Plant Outdoors, Enjoy Indoors
In fall, plant ornamental alliums with pointy ends up in well-drained soil, enriched with organic matter. Generally, bulbs are planted about three to four times as deep as the bulbs are wide. Space smaller bulbs one to two inches apart, larger ones three to six inches. Feed with a bulb fertilizer as shoots emerge in the spring and after blooming.
Combine different alliums in different lengths for dramatic displays inside. A single allium looks striking when floating in a shallow dish. Remove the oniony smell of cut alliums with a couple of drops of bleach in the water.
Six Stars To Consider
Allium cristophii: Airy spheres of silvery amethyst grow to the size of softballs on this attractive allium, which reaches one to three feet tall. In early summer, flowers grow ten to twelve inches in diameter. This heirloom is delightful near roses, salvias and chartreuse sprays of lady’s mantle (Alchemilla vulgaris), as well as with ornamental grasses. Full sun.

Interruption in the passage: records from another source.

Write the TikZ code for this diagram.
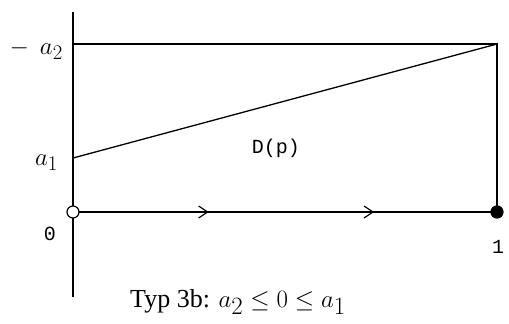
\documentclass[tikz,border=0pt]{standalone}
\usepackage{fontspec}
\setmainfont{Liberation Serif}
\setmonofont{Liberation Mono}
\usetikzlibrary{arrows.meta,decorations.markings}
\begin{document}
\begin{tikzpicture}[x=1pt,y=-1pt,
  ln/.style={line width=1.6pt},
  lbl/.style={font=\fontsize{30}{34}\selectfont,inner sep=0pt},
  mono/.style={font=\ttfamily\fontsize{20}{22}\selectfont,inner sep=0pt},
  dot/.style={circle,draw,line width=1.2pt,minimum size=12pt,inner sep=0pt}]
\useasboundingbox (0,0) rectangle (509,324);
\coordinate (top) at (73,12);
\coordinate (bot) at (73,297);
\coordinate (A2) at (73,44);
\coordinate (A1) at (73,158);
\coordinate (TR) at (497,44);
\coordinate (O) at (73,212);
\coordinate (E) at (497,212);
\draw[ln] (top) -- (bot);
\draw[ln] (A2) -- (TR) -- (E);
\draw[line width=1.3pt] (A1) -- (TR);
\draw[ln,decoration={markings,
   mark=at position 0.32 with {\arrow{Straight Barb[length=9pt,width=12pt,line width=1.2pt]}},
   mark=at position 0.71 with {\arrow{Straight Barb[length=9pt,width=12pt,line width=1.2pt]}}},
   postaction={decorate}] (O) -- (E);
\node[dot,fill=white] (o) at (O) {};
\node[dot,fill=black] (e) at (E) {};
\node[lbl,anchor=east] (la2) at (63,50) {$-\;\,a_2$};
\node[lbl,anchor=east] (la1) at (58,163) {$a_1$};
\node[mono] (z) at (50,234) {0};
\node[mono] (one) at (498,247) {1};
\node[mono] (dp) at (276,148) {D(p)};
\node[font=\fontsize{26}{30}\selectfont,anchor=west,inner sep=0pt] (cap) at (130,302) {Typ 3b: {\fontsize{34}{37}\selectfont$a_2 \le 0 \le a_1$}};
\end{tikzpicture}
\end{document}
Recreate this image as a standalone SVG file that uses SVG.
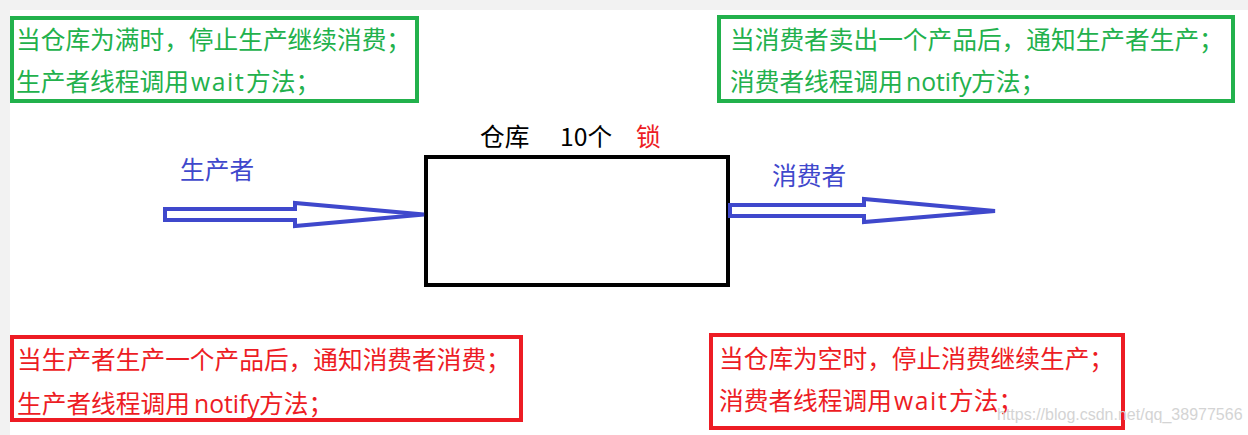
<svg xmlns="http://www.w3.org/2000/svg" width="1248" height="435" viewBox="0 0 1248 435">
<style>
.t{font-family:"Noto Sans CJK SC","Microsoft YaHei","Noto Sans",sans-serif;font-size:24.7px}
.lat{font-family:"Open Sans","Noto Sans",sans-serif}
.w{letter-spacing:1.6px}
.g{fill:#22b14c}
.r{fill:#ed1c24}
.b{fill:#3f48cc}
.k{fill:#000}
.gbox{fill:#fff;stroke:#22b14c;stroke-width:4}
.rbox{fill:#fff;stroke:#ed1c24;stroke-width:4}
.arrow{fill:#fff;stroke:#3f48cc;stroke-width:4;stroke-linejoin:miter;stroke-miterlimit:4}
.wm{font-family:"Liberation Sans",Arial,sans-serif;font-size:16px;fill:#d4d4d4}
</style>
<rect x="0" y="0" width="1248" height="435" fill="#f2f2f2"/>
<rect x="10" y="10" width="1238" height="425" fill="#fff"/>

<g id="note-full">
<rect class="gbox" x="12" y="18" width="405" height="83"/>
<text class="t g" x="16" y="49">当仓库为满时，停止生产继续消费；</text>
<text class="t g" x="16" y="91">生产者线程调用<tspan class="lat w" x="191">wait</tspan><tspan x="246">方法；</tspan></text>
</g>

<g id="note-consumer-notify">
<rect class="gbox" x="719" y="17" width="514" height="84"/>
<text class="t g" x="730" y="49">当消费者卖出一个产品后，通知生产者生产；</text>
<text class="t g" x="730" y="91">消费者线程调用<tspan class="lat" x="906">notify</tspan><tspan x="971">方法；</tspan></text>
</g>

<g id="note-producer-notify">
<rect class="rbox" x="12" y="337" width="509" height="83"/>
<text class="t r" x="17" y="369">当生产者生产一个产品后，通知消费者消费；</text>
<text class="t r" x="17" y="413">生产者线程调用<tspan class="lat" x="194">notify</tspan><tspan x="259">方法；</tspan></text>
</g>

<g id="note-empty">
<rect class="rbox" x="711" y="335" width="412" height="93"/>
<text class="t r" x="719" y="368">当仓库为空时，停止消费继续生产；</text>
<text class="t r" x="719" y="410">消费者线程调用<tspan class="lat w" x="894">wait</tspan><tspan x="949">方法；</tspan></text>
</g>

<g id="warehouse">
<rect x="426" y="157" width="302" height="128" fill="#fff" stroke="#000" stroke-width="4"/>
<text class="t k" x="480" y="146">仓库<tspan x="560">10个</tspan><tspan class="r" x="636">锁</tspan></text>
</g>

<g id="producer">
<text class="t b" x="180" y="179">生产者</text>
</g>

<g id="consumer">
<text class="t b" x="772" y="185">消费者</text>
</g>

<g id="connectors">
<polygon class="arrow" points="165,209 295,209 295,203 424,214.5 295,226 295,220 165,220"/>
<polygon class="arrow" points="730,205 864,205 864,199 995,211 864,222 864,216 730,216"/>
</g>

<text class="wm" x="997" y="420">https://blog.csdn.net/qq_38977566</text>
</svg>
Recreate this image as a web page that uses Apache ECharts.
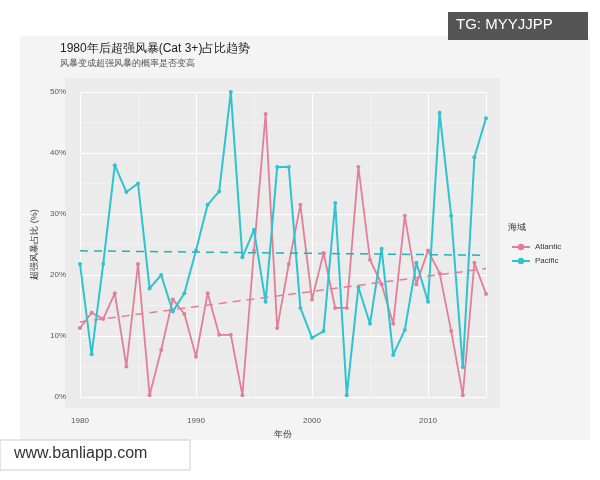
<html>
<head>
<script src="https://cdn.jsdelivr.net/npm/echarts@6/dist/echarts.min.js"></script>
</head>
<body style="margin:0;background:#fff">
<div id="main" style="width:600px;height:480px;"></div>
<script type="text/javascript">

var years = [];
for (var y = 1980; y <= 2015; y++) years.push(y);

var atlantic = [11.3, 13.8, 12.8, 17, 5, 21.8, 0.3, 7.7, 16, 13.6, 6.6, 17, 10.2, 10.2, 0.3, 24,
    46.4, 11.3, 21.8, 31.5, 16, 23.6, 14.6, 14.6, 37.7, 22.5, 18.5, 12, 29.7, 18.5, 24, 20.3,
    10.8, 0.3, 22, 16.9];
var pacific = [21.8, 7, 21.8, 38, 33.6, 35, 17.8, 20, 14, 17, 24, 31.5, 33.7, 50, 22.9, 27.4,
    15.6, 37.7, 37.7, 14.6, 9.7, 10.8, 31.8, 0.3, 18, 12, 24.3, 6.9, 11, 22, 15.6, 46.6,
    29.7, 4.9, 39.3, 45.7];

var atlColor = '#E27F97';
var pacColor = '#2FC3CE';

function pairs(vals) {
    return years.map(function (yr, i) { return [yr, vals[i]]; });
}

// least squares trend, like geom_smooth(method = 'lm')
function trend(vals) {
    var n = years.length, sx = 0, sy = 0, sxx = 0, sxy = 0;
    for (var i = 0; i < n; i++) {
        sx += years[i]; sy += vals[i];
        sxx += years[i] * years[i]; sxy += years[i] * vals[i];
    }
    var b = (n * sxy - sx * sy) / (n * sxx - sx * sx);
    var a = (sy - b * sx) / n;
    return [[1980, a + b * 1980], [2015, a + b * 2015]];
}

var chart = echarts.init(document.getElementById('main'));

option = {
    backgroundColor: '#fff',
    animation: false,
    title: {
        text: '1980年后超强风暴(Cat 3+)占比趋势',
        subtext: '风暴变成超强风暴的概率是否变高',
        left: 55,
        top: 38,
        itemGap: 4,
        textStyle: { fontSize: 12, fontWeight: 'normal', color: '#222' },
        subtextStyle: { fontSize: 9, color: '#555' }
    },
    graphic: [
        { type: 'rect', z: -10, shape: { x: 20, y: 36, width: 570, height: 404 }, style: { fill: '#F4F4F4' } },
        { type: 'rect', z: -9, shape: { x: 65, y: 78, width: 435, height: 330 }, style: { fill: '#EBEBEB' } },
        { type: 'text', left: 508, top: 223, style: { text: '海域', fontSize: 9, fill: '#333' } },
        { type: 'rect', z: 10, shape: { x: 448, y: 12, width: 140, height: 28 }, style: { fill: '#555' } },
        { type: 'text', z: 11, left: 456, top: 17, style: { text: 'TG: MYYJJPP', fontSize: 15, fill: '#fff', fontFamily: 'Liberation Sans' } },
        { type: 'rect', z: 10, shape: { x: 0, y: 440, width: 190, height: 30 }, style: { fill: '#fff', stroke: '#ccc' } },
        { type: 'text', z: 11, left: 14, top: 446, style: { text: 'www.banliapp.com', fontSize: 16, fill: '#333', fontFamily: 'Liberation Sans' } }
    ],
    legend: {
        orient: 'vertical',
        left: 506,
        top: 238,
        itemWidth: 18,
        itemHeight: 8,
        itemGap: 6,
        textStyle: { fontSize: 8, color: '#333' },
        data: ['Atlantic', 'Pacific']
    },
    grid: { left: 80, right: 114, top: 92, bottom: 83 },
    xAxis: {
        type: 'value',
        min: 1980,
        max: 2015,
        interval: 10,
        name: '年份',
        nameLocation: 'middle',
        nameGap: 30,
        nameTextStyle: { fontSize: 9, color: '#333' },
        axisLine: { show: false },
        axisTick: { show: false },
        axisLabel: {
            fontSize: 8, color: '#555', margin: 20,
            formatter: function (v) { return v % 10 === 0 ? String(v) : ''; }
        },
        splitLine: { lineStyle: { color: '#fff', width: 1 } },
        minorTick: { show: false, splitNumber: 2 },
        minorSplitLine: { show: true, lineStyle: { color: '#F6F6F6', width: 0.6 } }
    },
    yAxis: {
        type: 'value',
        min: 0,
        max: 50,
        interval: 10,
        name: '超强风暴占比 (%)',
        nameLocation: 'middle',
        nameGap: 40,
        nameTextStyle: { fontSize: 9, color: '#333' },
        axisLine: { show: false },
        axisTick: { show: false },
        axisLabel: { fontSize: 8, color: '#555', formatter: '{value}%', margin: 14 },
        splitLine: { lineStyle: { color: '#fff', width: 1 } },
        minorTick: { show: false, splitNumber: 2 },
        minorSplitLine: { show: true, lineStyle: { color: '#F6F6F6', width: 0.6 } }
    },
    series: [
        {
            name: 'Atlantic', type: 'line', data: pairs(atlantic),
            symbol: 'circle', symbolSize: 4, clip: false,
            itemStyle: { color: atlColor }, lineStyle: { width: 1.8 }
        },
        {
            name: 'Pacific', type: 'line', data: pairs(pacific),
            symbol: 'circle', symbolSize: 4, clip: false,
            itemStyle: { color: pacColor }, lineStyle: { width: 2 }
        },
        {
            name: 'Atlantic trend', type: 'line', data: trend(atlantic), symbol: 'none',
            lineStyle: { color: atlColor, type: [8, 6], width: 1.5 }
        },
        {
            name: 'Pacific trend', type: 'line', data: trend(pacific), symbol: 'none',
            lineStyle: { color: '#27B0B5', type: [8, 6], width: 1.5 }
        }
    ]
};

chart.setOption(option);

</script>
</body>
</html>
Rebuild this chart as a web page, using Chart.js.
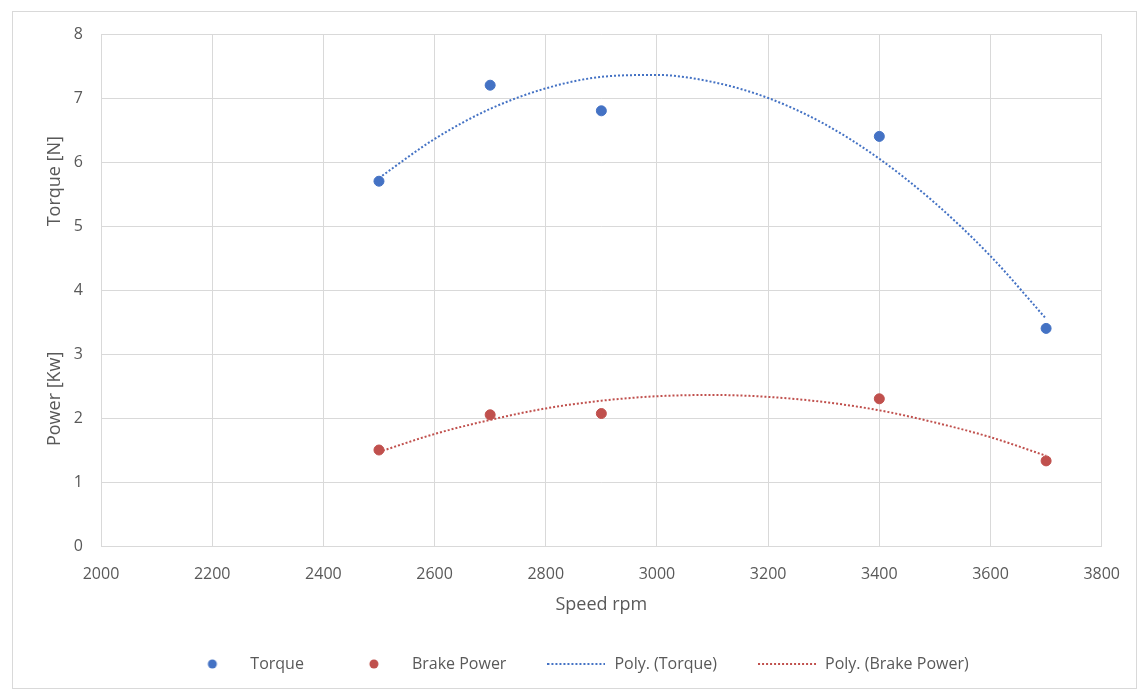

Allium ‘'Globemaster': This well-loved hybrid has silvery pinkish-purple globes—comprised of hundreds of star-shaped florets—which grow eight to ten inches in May and June. This showstopper grows two to three feet tall, and combines well with irises, peonies and alyssum. Sun/partial sun.
Allium karataviense: Shorter stems and beautiful foliage adorn this allium species, which grows ten to twelve inches tall. Sweetly scented pink spheres bloom in spring. It is stunning in rock gardens with sedums and snow-in-summer (Cerastium tomentosum). Try ‘Ivory Queen’ for white blooms or ‘Red Globe’ for red-violet flowers. Sun/partial sun.
Allium roseum: In late spring, this heirloom bursts into long-lasting, delicate pink clusters held aloft by twelve to fifteen inch stems. Ten or more together create focal points in sunny, well-drained locations. It is charming in containers. Sun/partial shade.
Allium moly: Loose umbels of starry yellow flowers perch on ten to twelve inch stems in summer. This allium is ideal for woodlands and rock gardens, as well as in front of Campanula persicifolia and other perennials. Full sun.
Nectaroscordum siculum: This allium relative has beautiful bell-shaped flowers that hang gracefully from two to three foot stems in late spring. Well suited for containers and rock gardens, the pale pink and cream/tan blossoms are beloved by bees and dry beautifully. Sun/partial sun.
All bulbs above are hardy to Zone 4, except ‘Globemaster’ (Zone 5).
Whether you’re creating drama with ornamental onions in the garden or sautéing a bunch of aromatic alliums in the kitchen, these plants are sure to please the most discerning cook and gardener.